Discounting Bedard, this might be the best Teen Titans' interaction since The New 52. I said might!

• Robin reveals himself with Goliath standing behind him. I'm sure they'll all be quite understanding in the first issue regarding his recruitment methods. I hope Titus, Alfred Pennyworth the Cat, and Batcow are also somewhere in the Teen Titans new headquarters.

The Ranking!
+1! So far, so good! This was a well done Rebirth book. It acquaints new readers (and old ones confused by The New 52 Teen Titans) with the members of the team. It hits on all the pertinent information of each character, even if it's a bit heavy-handed on certain character traits that I suppose Percy will be concentrating on with each character. But all in all, this did what a Rebirth title is supposed to do. Characters introduced! Premise set up!

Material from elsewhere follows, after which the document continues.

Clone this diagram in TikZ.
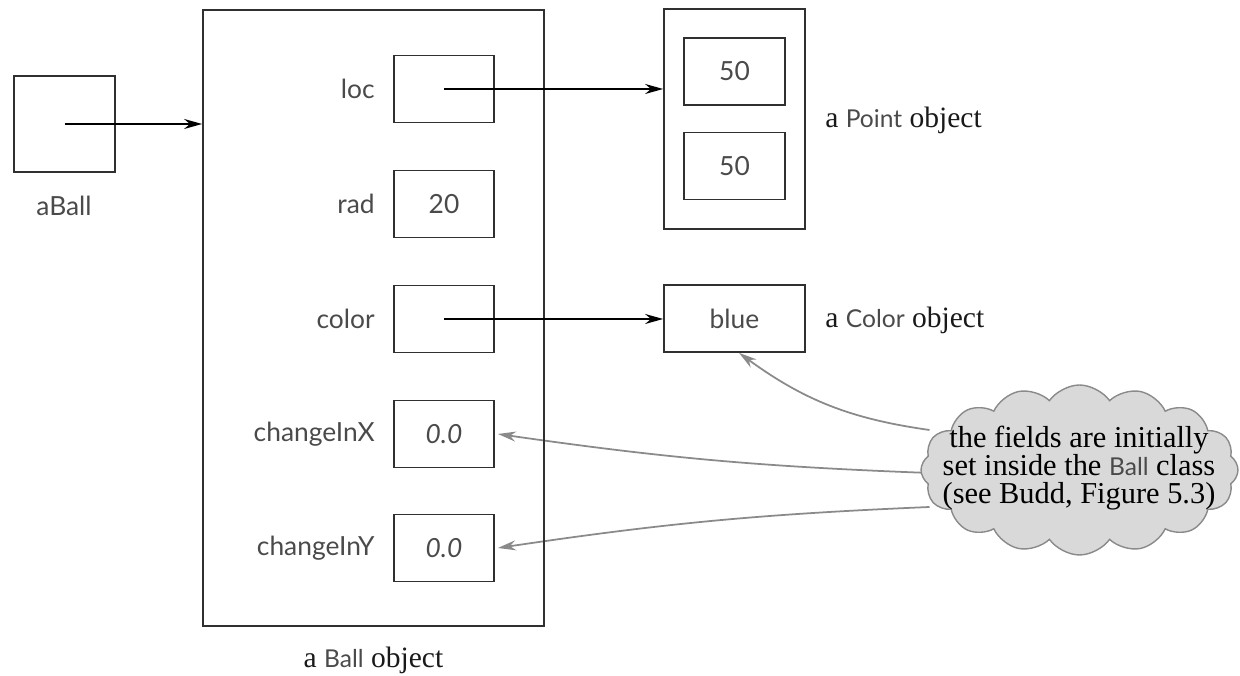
\documentclass[tikz,border=0pt]{standalone}
\usepackage{fontspec}
\setmainfont{Liberation Serif}
\newfontfamily\codefont{Lato}
\usepackage{tikz}
\usetikzlibrary{arrows.meta,shapes.symbols,backgrounds}

\definecolor{boxline}{HTML}{303030}
\definecolor{codegray}{HTML}{4A4A4A}
\definecolor{notefill}{HTML}{D9D9D9}
\definecolor{notegray}{HTML}{8A8A8A}

\newcommand{\code}[1]{{\codefont\fontsize{14}{16}\selectfont\color{codegray}#1}}

\tikzset{
  obj/.style={draw=boxline, line width=1pt, rectangle, inner sep=0pt},
  field/.style={obj, minimum width=2cm, minimum height=1.34cm, font=\codefont\fontsize{15}{17}\selectfont, text=codegray},
  fieldname/.style={anchor=east, inner sep=0pt, font=\codefont\fontsize{15}{17}\selectfont, text=codegray},
  caption/.style={inner sep=0pt, font=\fontsize{16.8}{18}\selectfont, text=black!90},
  ptr/.style={-{Stealth[length=3.6mm,width=2mm]}, line width=1pt, draw=black},
  hint/.style={-{Stealth[length=3.6mm,width=2mm]}, line width=1pt, draw=notegray},
}

\begin{document}
\begin{tikzpicture}
	\useasboundingbox (0,0) rectangle (24.8,13.52);

	% the variable
	\node[obj, minimum width=2.02cm, minimum height=1.92cm] (aball) at (1.29, 11.04) {};
	\node[fieldname, anchor=center] (aballname) at (1.28, 9.40) {aBall};

	% the Ball object and its fields
	\node[obj, minimum width=6.82cm, minimum height=12.32cm] (ball) at (7.47, 7.16) {};
	\node[caption, below=0.4cm] (balltext) at (ball.south) {a \code{Ball} object};

	\node[field] (loc)     at (8.88, 11.74) {};
	\node[field] (rad)     at (8.88, 9.44)  {20};
	\node[field] (color)   at (8.88, 7.14)  {};
	\node[field] (dx)      at (8.88, 4.84)  {\itshape 0.0};
	\node[field] (dy)      at (8.88, 2.56)  {\itshape 0.0};

	\node[fieldname] (locname)   at (7.5, 11.74) {loc};
	\node[fieldname] (radname)   at (7.5, 9.44)  {rad};
	\node[fieldname] (colorname) at (7.5, 7.14)  {color};
	\node[fieldname] (dxname)    at (7.5, 4.84)  {changeInX};
	\node[fieldname] (dyname)    at (7.5, 2.56)  {changeInY};

	% the Point object
	\node[obj, minimum width=2.82cm, minimum height=4.40cm] (point) at (14.69, 11.14) {};
	\node[field, minimum width=2.02cm] (px) at (14.69, 12.09) {50};
	\node[field, minimum width=2.02cm] (py) at (14.69, 10.20) {50};
	\node[caption, anchor=west] (pointtext) at (16.5, 11.12) {a \code{Point} object};

	% the Color object
	\node[field, minimum width=2.82cm] (blue) at (14.69, 7.15) {blue};
	\node[caption, anchor=west] (colortext) at (16.5, 7.12) {a \code{Color} object};

	% the note: an empty cloud with the text set on top of it
	\node[cloud, cloud puffs=16, cloud puff arc=110, cloud ignores aspect,
	      minimum width=6.34cm, minimum height=3.4cm, inner sep=0pt,
	      draw=notegray, fill=notefill, line width=0.8pt] (note) at (21.59, 4.12) {};
	\node[align=center, inner sep=0pt, font=\fontsize{17.3}{16}\selectfont] (notetext) at (21.58, 4.16)
	      {the fields are initially\\set inside the \code{Ball} class\\(see Budd, Figure 5.3)};

	\draw[ptr] (aball.center) -- (ball.west |- aball.center);
	\draw[ptr] (loc.center) -- (loc.center -| point.west);
	\draw[ptr] (color.center) -- (color.center -| blue.west);

	\begin{pgfonlayer}{background}
	\draw[hint] ([shift={(-3.0,0.8)}]note.center) to[bend left=14] ([xshift=0.9mm]blue.south);
	\draw[hint] ([shift={(-3.0,-0.06)}]note.center) to[bend left=3] ([xshift=0.06cm]dx.east);
	\draw[hint] ([shift={(-3.0,-0.74)}]note.center) to[bend right=3] ([xshift=0.06cm]dy.east);
	\end{pgfonlayer}
\end{tikzpicture}
\end{document}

Everything is ready to roll for Issue #1. Oh, and Damian completely starts off on the wrong foot with everybody. So perfect. He's the Robin nobody likes and he just doesn't give a shit. At least not yet! He's getting to the age where he'll stop being a smarmy little pre-teen and start realizing he wants the affection and camaraderie of his peers! Poor little confused boy has a long, hard road in front of him after this recruitment disaster.